Outstanding standard restructured loans increased to INR117.3b (2.94% of loans)
v/s INR106.2b (2.78%) a quarter ago. Fresh additions to restructured loans stood
at INR13.58b v/s INR16.3b a quarter ago. Net slippages (excluding sale to ARCs)
stood at INR18.5b (2.2% annualized) v/s INR21.2b (2.74%) a quarter ago.
Domestic NIM improved 28bp QoQ to 2.73%, driven by 57bp QoQ increase in yield
on loans and asset relocation from investments to loans. Domestic cost of funds
increased 35bp QoQ to 6.85%. International NIM declined 8bp QoQ to 1.32%.

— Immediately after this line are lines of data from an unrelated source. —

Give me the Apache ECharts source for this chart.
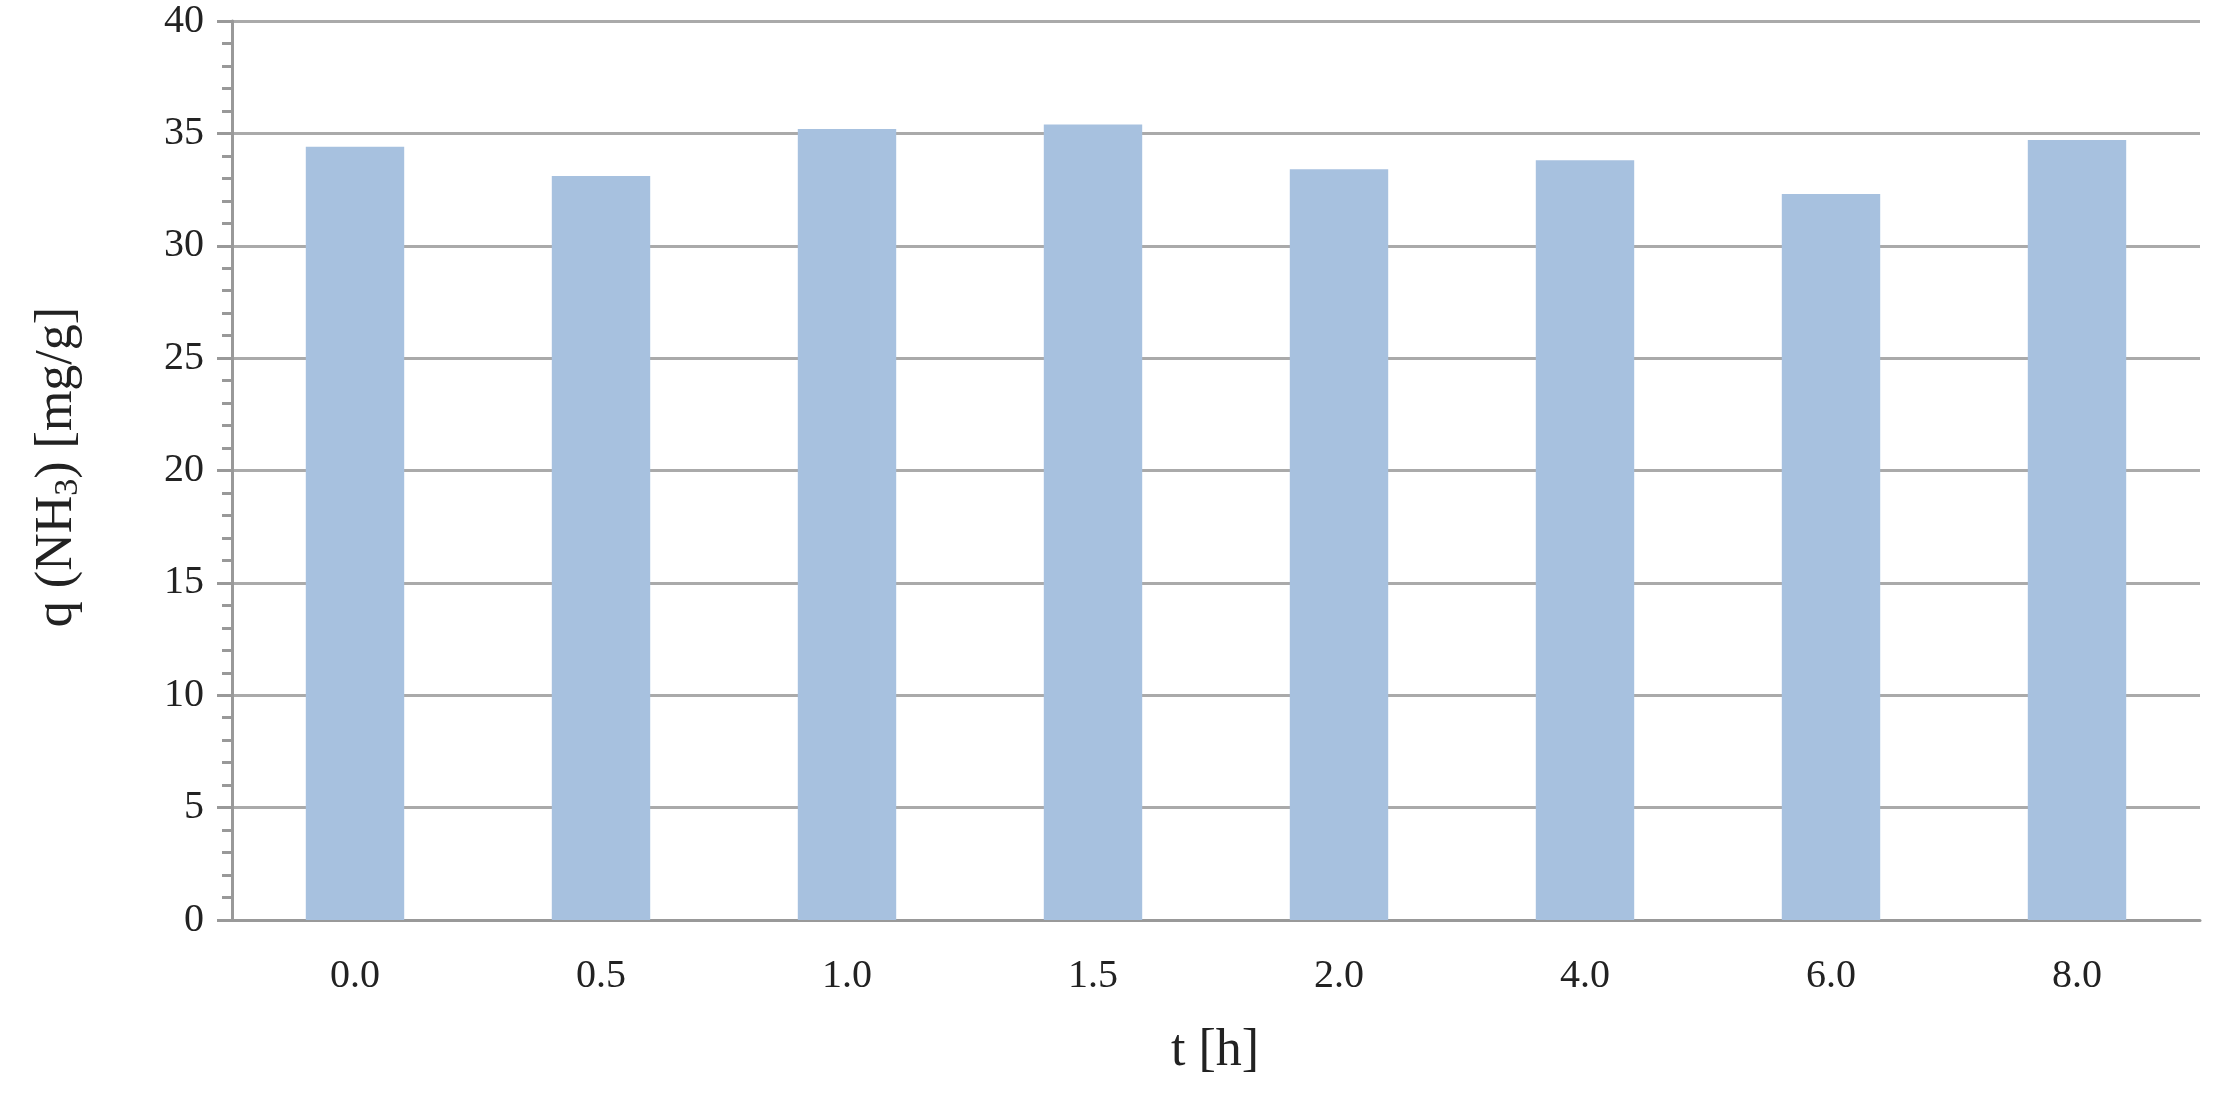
<!DOCTYPE html>
<html><head><meta charset="utf-8">
<script src="https://cdn.jsdelivr.net/npm/echarts@6/dist/echarts.min.js"></script>
<style>html,body{margin:0;padding:0;background:#fff}#c{width:2220px;height:1102px}</style>
</head><body><div id="c"></div>
<script>
const categories = ['0.0','0.5','1.0','1.5','2.0','4.0','6.0','8.0'];
const values = [34.4, 33.1, 35.2, 35.4, 33.4, 33.8, 32.3, 34.7];
const F = 'Liberation Serif, DejaVu Serif, serif';
const chart = echarts.init(document.getElementById('c'));
const yBase = {type:'value', min:0, max:40, interval:5, gridIndex:0};
chart.setOption({
  animation:false,
  grid:{left:232, right:20, top:21, bottom:182},
  xAxis:{type:'category', data:categories,
    axisLine:{lineStyle:{color:'#999', width:3}},
    axisTick:{alignWithLabel:false, length:14, lineStyle:{color:'#999', width:3}},
    axisLabel:{color:'#222', fontFamily:F, fontSize:40, margin:36}},
  yAxis:[
    Object.assign({}, yBase, {
      axisLine:{show:true, lineStyle:{color:'#999', width:3}},
      axisTick:{show:true, length:15, lineStyle:{color:'#999', width:3}},
      splitLine:{lineStyle:{color:'#aaa', width:3}},
      axisLabel:{color:'#222', fontFamily:F, fontSize:40, margin:28}}),
    Object.assign({}, yBase, {position:'left',
      axisLine:{show:false}, axisLabel:{show:false}, splitLine:{show:false},
      axisTick:{show:false},
      minorTick:{show:true, splitNumber:5, length:10, lineStyle:{color:'#999', width:3}}})
  ],
  series:[{type:'bar', data:values, barWidth:'40%', itemStyle:{color:'#a7c1df'}}],
  graphic:[
    {type:'text', left:'center', x:1215, top:1025, style:{text:'t [h]', font:'52px '+F, fill:'#222', textAlign:'center'}, left:null},
    {type:'text', x:57, y:467, rotation:Math.PI/2,
      style:{text:'{a|q (NH}{s|3}{a|) [mg/g]}', textAlign:'center', textVerticalAlign:'middle',
        rich:{a:{font:'52px '+F, fill:'#222'}, s:{font:'34px '+F, fill:'#222', padding:[22,0,0,0]}}}}
  ]
});
</script></body></html>
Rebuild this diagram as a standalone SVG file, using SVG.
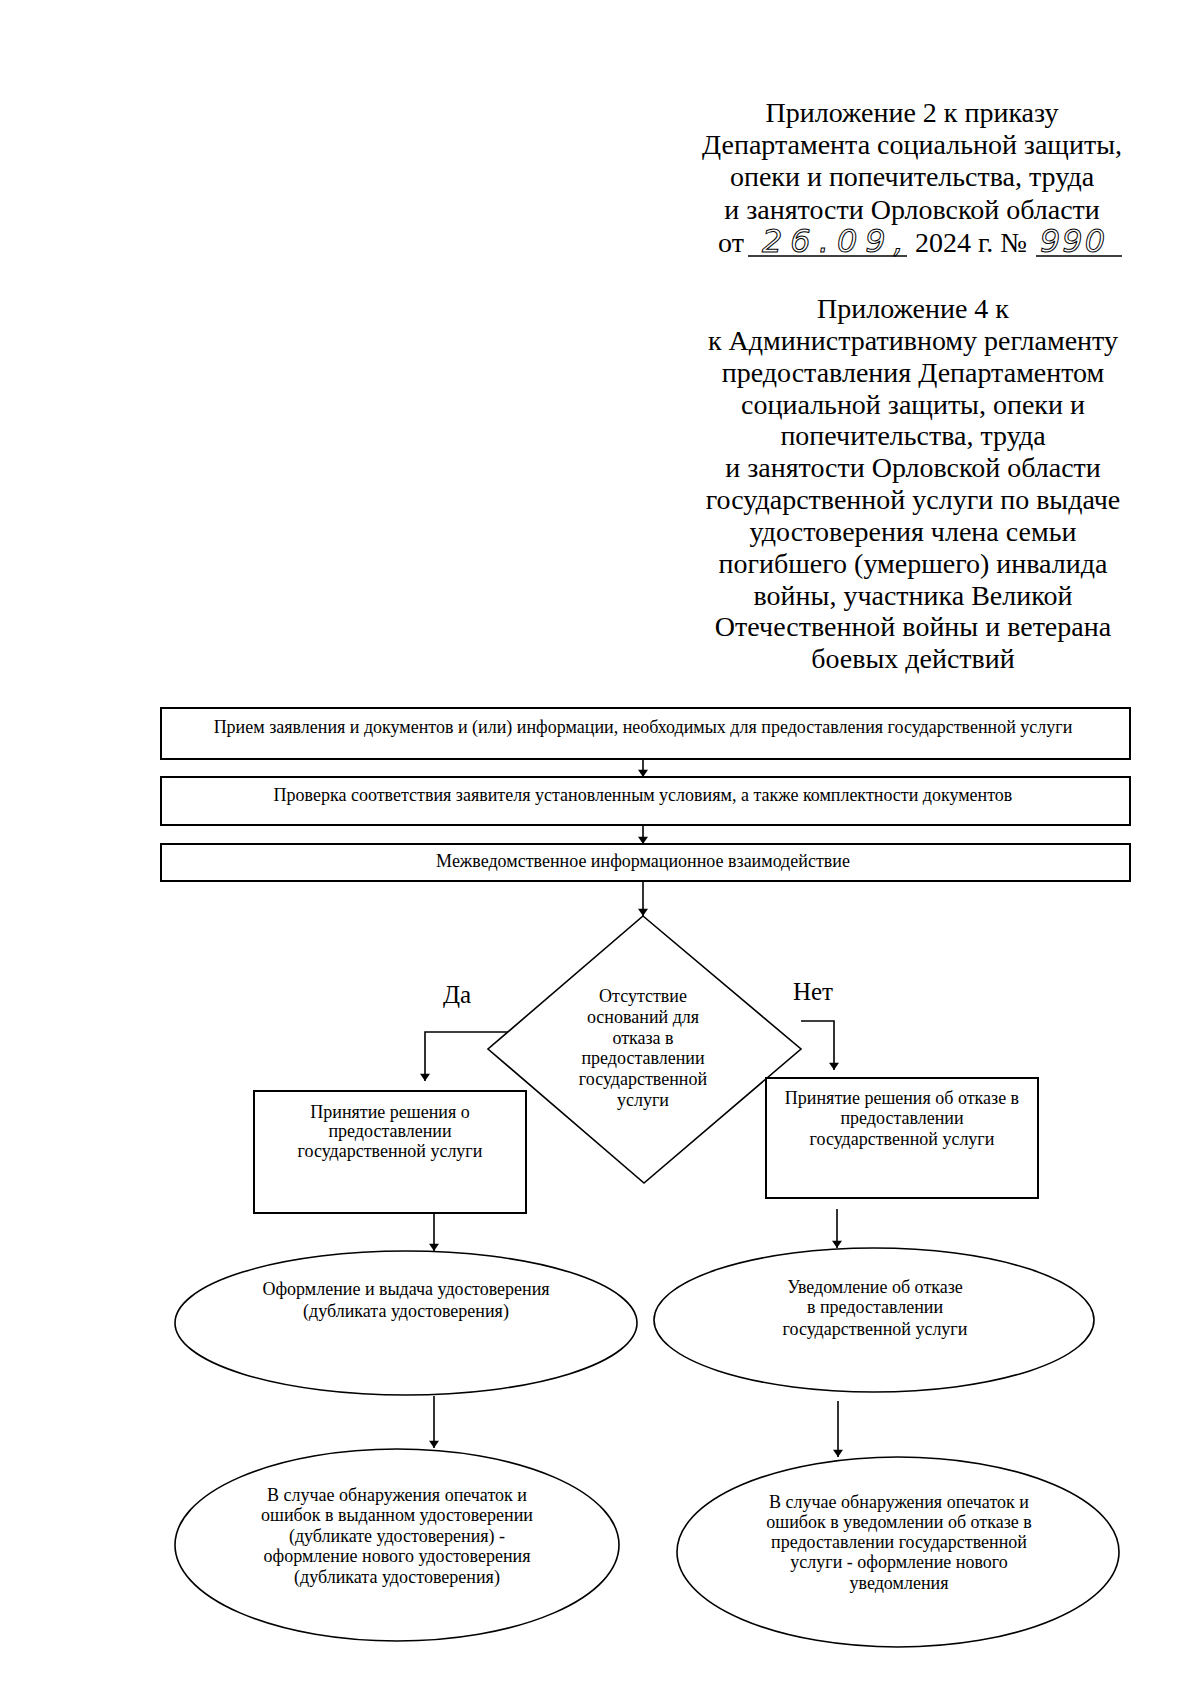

Other highlights: (1) Bank sold loans of INR1.3b to ARCs in 2QFY15 (INR5.8b in
1Q), (2) core fee income grew 16% YoY (down 4% QoQ), (3) loans grew 5% QoQ
(+18% YoY) led by strong international loan growth of 9% QoQ (+26% YoY) and (4)
domestic loans grew 3% QoQ (+15% YoY) led by strong growth in Agri, +9% QoQ
(+24% YoY), and SME segment, +7% QoQ (+22% YoY). Corporate loans grew 11%
YoY (flat QoQ).
Valuation and view: Asset quality performance on a QoQ basis improved, though
stress additions remain high. Historically, BOI’s asset quality remained volatile and
we would wait for some more quarters for clarity to emerge. We raise the
earnings estimates by ~4% for FY15E to factor the better-than-expected NIM. Our
key concerns are (a) strong growth outlook by management despite low CET1
(~7%), (b) low return ratios of 0.5/0.6% for FY15E-17E and RoE of 12-13% and (c)
significant volatility in asset quality performance. Maintain Neutral.